U.S. District Judge Mary Scriven said that Goble was guilty of engaging in an improper transaction to keep his clearing firm afloat. The firm, North American Clearing, was shut down by the Securites and Exchange Commission in May 2008. At one point it had about 40 small broker-dealer clients and cleared transactions for 10,000 customer accounts valued at more than $500 million.
The firm’s financial woes began in 2007 when a large client departed and it lost more than $7 million with customer transactions in a penny stock-company. North American Clearing was based in Longwood, Fla.
According to Judge Scriven, Goble who was president of North American Clearing, did a “sham” sale in May 2008, involving $5 million of money placed by customers in money market funds.

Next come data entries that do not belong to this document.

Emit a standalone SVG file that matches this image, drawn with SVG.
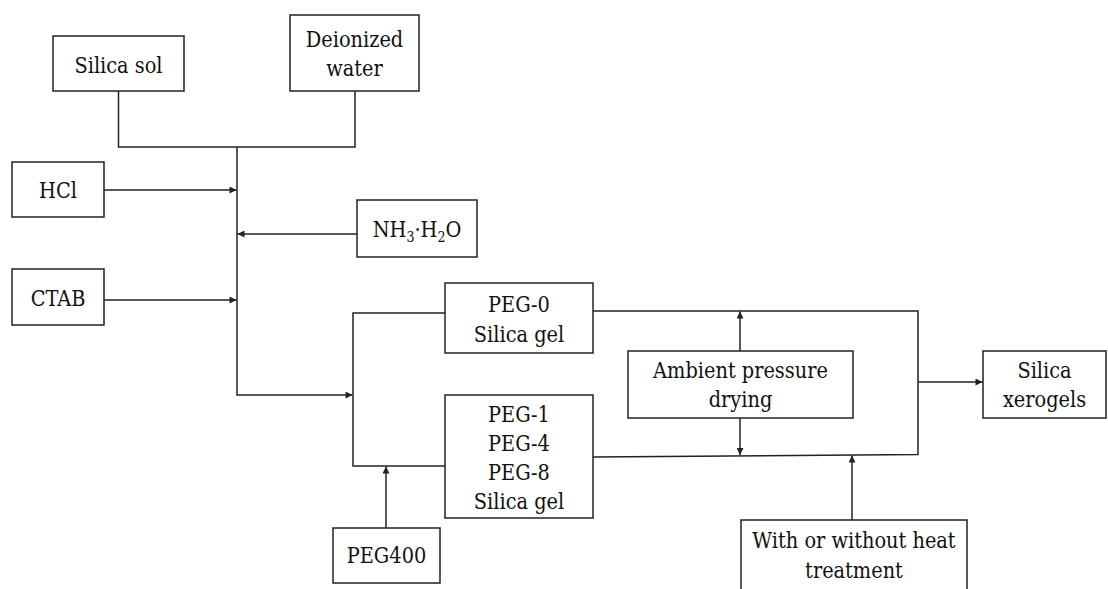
<svg xmlns="http://www.w3.org/2000/svg" width="1108" height="589" viewBox="0 0 1108 589">
<style>
.box{fill:#fff;stroke:#222;stroke-width:1.5}
.ln{fill:none;stroke:#222;stroke-width:1.5}
text{font-family:'DejaVu Serif Condensed','DejaVu Serif',serif;font-stretch:condensed;font-size:21.5px;fill:#111;text-anchor:middle}
</style>
<defs>
<marker id="ah" viewBox="0 0 10 10" refX="10" refY="5" markerWidth="9" markerHeight="7" markerUnits="userSpaceOnUse" orient="auto">
<path d="M0 0 L10 5 L0 10 Z" fill="#222"/>
</marker>
</defs>
<rect width="1108" height="589" fill="#fff"/>
<g id="connectors">
<path class="ln" d="M118.5 91 V147 H355 V91"/>
<path class="ln" d="M237 147 V395 H352.5" marker-end="url(#ah)"/>
<path class="ln" d="M104 190 H236.5" marker-end="url(#ah)"/>
<path class="ln" d="M357 234 H237.5" marker-end="url(#ah)"/>
<path class="ln" d="M104 300 H236.5" marker-end="url(#ah)"/>
<path class="ln" d="M445 313 H353 V466 H445"/>
<path class="ln" d="M386 528 V466.5" marker-end="url(#ah)"/>
<path class="ln" d="M593 311 H918 V454.5 L593 457"/>
<path class="ln" d="M740 351 V311.5" marker-end="url(#ah)"/>
<path class="ln" d="M740 418 V455" marker-end="url(#ah)"/>
<path class="ln" d="M918 382 H982.5" marker-end="url(#ah)"/>
<path class="ln" d="M852 520 V455.5" marker-end="url(#ah)"/>
</g>
<g id="silica-sol">
<rect class="box" x="53" y="36" width="131" height="55"/>
<text x="118.5" y="72.5">Silica sol</text>
</g>
<g id="deionized-water">
<rect class="box" x="290" y="15" width="129" height="76"/>
<text x="354.5" y="47">Deionized</text>
<text x="354.5" y="76">water</text>
</g>
<g id="hcl">
<rect class="box" x="12" y="162" width="92" height="55"/>
<text x="58" y="198">HCl</text>
</g>
<g id="nh3h2o">
<rect class="box" x="357" y="200" width="120" height="57"/>
<text x="417" y="237">NH<tspan font-size="14" dy="5">3</tspan><tspan dy="-5">·H</tspan><tspan font-size="14" dy="5">2</tspan><tspan dy="-5">O</tspan></text>
</g>
<g id="ctab">
<rect class="box" x="12" y="269" width="92" height="56"/>
<text x="58" y="306">CTAB</text>
</g>
<g id="peg0">
<rect class="box" x="445" y="283" width="148" height="70"/>
<text x="519" y="312">PEG-0</text>
<text x="519" y="342">Silica gel</text>
</g>
<g id="peg148">
<rect class="box" x="445" y="395" width="148" height="123"/>
<text x="519" y="422">PEG-1</text>
<text x="519" y="451">PEG-4</text>
<text x="519" y="480">PEG-8</text>
<text x="519" y="509">Silica gel</text>
</g>
<g id="peg400">
<rect class="box" x="333" y="528" width="107" height="55"/>
<text x="386.5" y="563">PEG400</text>
</g>
<g id="ambient">
<rect class="box" x="628" y="351" width="225" height="67"/>
<text x="740.5" y="378">Ambient pressure</text>
<text x="740.5" y="407">drying</text>
</g>
<g id="xerogels">
<rect class="box" x="983" y="351" width="123" height="67"/>
<text x="1044.5" y="378">Silica</text>
<text x="1044.5" y="407">xerogels</text>
</g>
<g id="heat">
<path class="box" d="M741 592 V520 H967 V592"/>
<text x="854" y="548">With or without heat</text>
<text x="854" y="578">treatment</text>
</g>
</svg>
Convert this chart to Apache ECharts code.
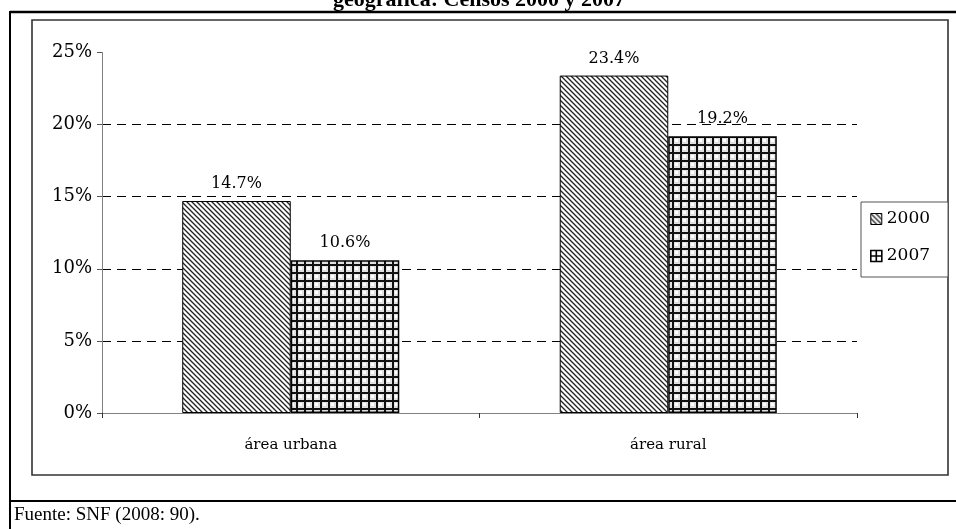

Goble wired $3.4 million to his firm’s account to pay for operating expenses.
“Even as late as the trial in this matter, Goble insists that he is blameless and denies the import of his conduct vis-à-vis the patently fraudulent May 13, 2008, transaction,” Judge Scriven said in her ruling on Thursday. “Although his licenses have all expired and the likelihood of his acquiring future licensing is slim, the court finds that a court-imposed injunction would provide a further disincentive for Goble to attempt to secure a license or attempt to engage in the securities business under the licenses of others.”
The SEC, which spearheaded the case, had been seeking a fine of $130,000 during a bench trial Scriven held for Goble in May 2010.
Goble co-founded the Financial Industry Association, which tried to run independent candidates for the board and district committees of FINRA.
In 2006, when the New York Stock Exchange and the National Association of Securities Dealers were merging their regulatory structures to create FINRA, the FIA had called for the resignation of Mary Schapiro who was then chief executive officer of NASD on the grounds the merger would tilt the composition of the new board in favor of membership by executives at large brokerage firms.
Goble did win a seat on FINRA’s board, however, in 2007. He resigned in 2008.
Robert Siriani, an attorney representing Goble with the Brownstone law firm in Winter Park, Fla., said that Goble was considering appealing the ruling.